I know only the dual case ( \$ A=+\infty \$ because the op-amp is ideal):

$$v_u=A \, v_{in}=A (v^+ - v^-) = A \, v_i - A \, v_u$$

$$v_u = \frac{A}{1+A} v_i = v_i$$

If I consider:

$$v_u=A \, v_{in}=A (v^+ - v^-) = A \, v_u - A \, v_i$$

$$v_u = -\frac{A}{1-A} v_i = v_i$$

The last result should be wrong.

Thank you so much for your time.

Answer 1

I know that the circuits which employ negative feedback are stable

Any feedback system is potentially unstable. What might seem like negative feedback at low frequencies can easily turn to positive feedback at higher frequencies.

whereas those which employ positive feedback are not stable.

Also, incorrect. A comparotor that uses hysteresis can be regarded as stable when one or the other threshold has been exceeded.

How can I prove that a voltage buffer (ideal op-amp) which uses positive feedback is not stable?

You can derive a stable condition for an op-amp with positive feedback but, if you introduce the slightest bit of noise as an influence, the circuit becomes a massive noise amplifier. If you then model input offset voltage and bias currents and how those change with temperature you get an unpredictable circuit.

Answer 2

Your premise is wrong with real op-amps, as has been pointed out.

To analyze the situations, start with the balanced condition and introduce a small perturbation at the input. If the resulting output change is opposite to that created by the input error you have the possibility of stability, but if it increases the error, that will change the output in the same direction, causing more input error and so on.

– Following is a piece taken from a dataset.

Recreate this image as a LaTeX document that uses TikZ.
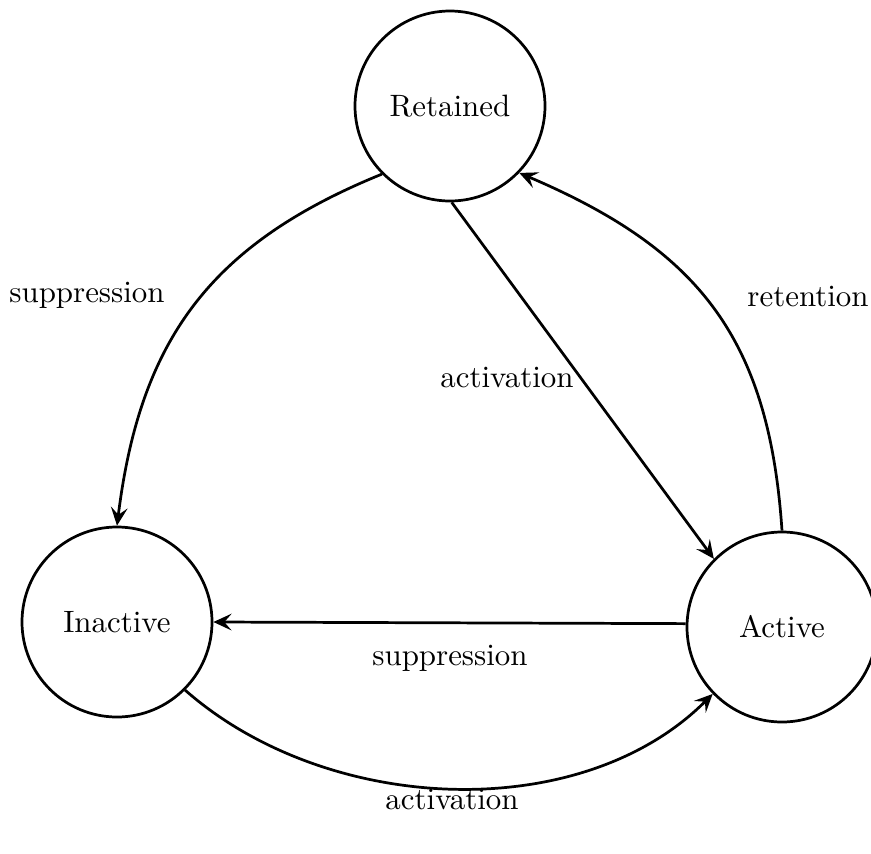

The two situations are a bit like a ball sitting at the bottom of a valley vs at the top of a hill. In either case the math works out, but the slightest nudge in the 2nd case leads to the ball rolling down one side or the other. Real circuits (as opposed to ideal or crudely simulated ones) have such nudges built-in in the form of offset voltages, noise, drift and so on.

Answer 3

The problem is, that while you may have found a solution to that single equation, it is no proof, that this point is stable.

You can transform the equation a little bit to make it look more familiar and comprehensible.

$$v_u = \frac{A}{A-1} v_i = v_i$$

The equation is correct. For infinite gain and the OP in linear behaviour there is only one valid solution. The output voltage is something little more than the input voltage. But that solution gives no information about the things that happen, if there are little external influences like an EMI, like a little initial offset of v_u and so on. If you put a marble on top of a hill, you may find a valid mathematical solution for all forces equalling out, but it is no proof for the marble being able to stay there.

To make things more complicated: Your first equation concerning negative feedback isn't a proof for stability either. It provides a solution, nothing more.

Answer 4

The problem is that you are assuming that this formula is stable.

$$v_u=A \, v_{in} $$

It isn't. There will be a slight time-lag between the input and output and the effect will be that the output ramps up feeding back to the input, causing a further increase in the output, which increases the input differential, etc., until you hit one of the supply rails. It might appear to work in a poor simulation using ideal amplifiers but if you introduce a little noise on one of the inputs you will see the effect.

The beauty of negative feedback is that it corrects the error. Positive feedback generally exacerbates it.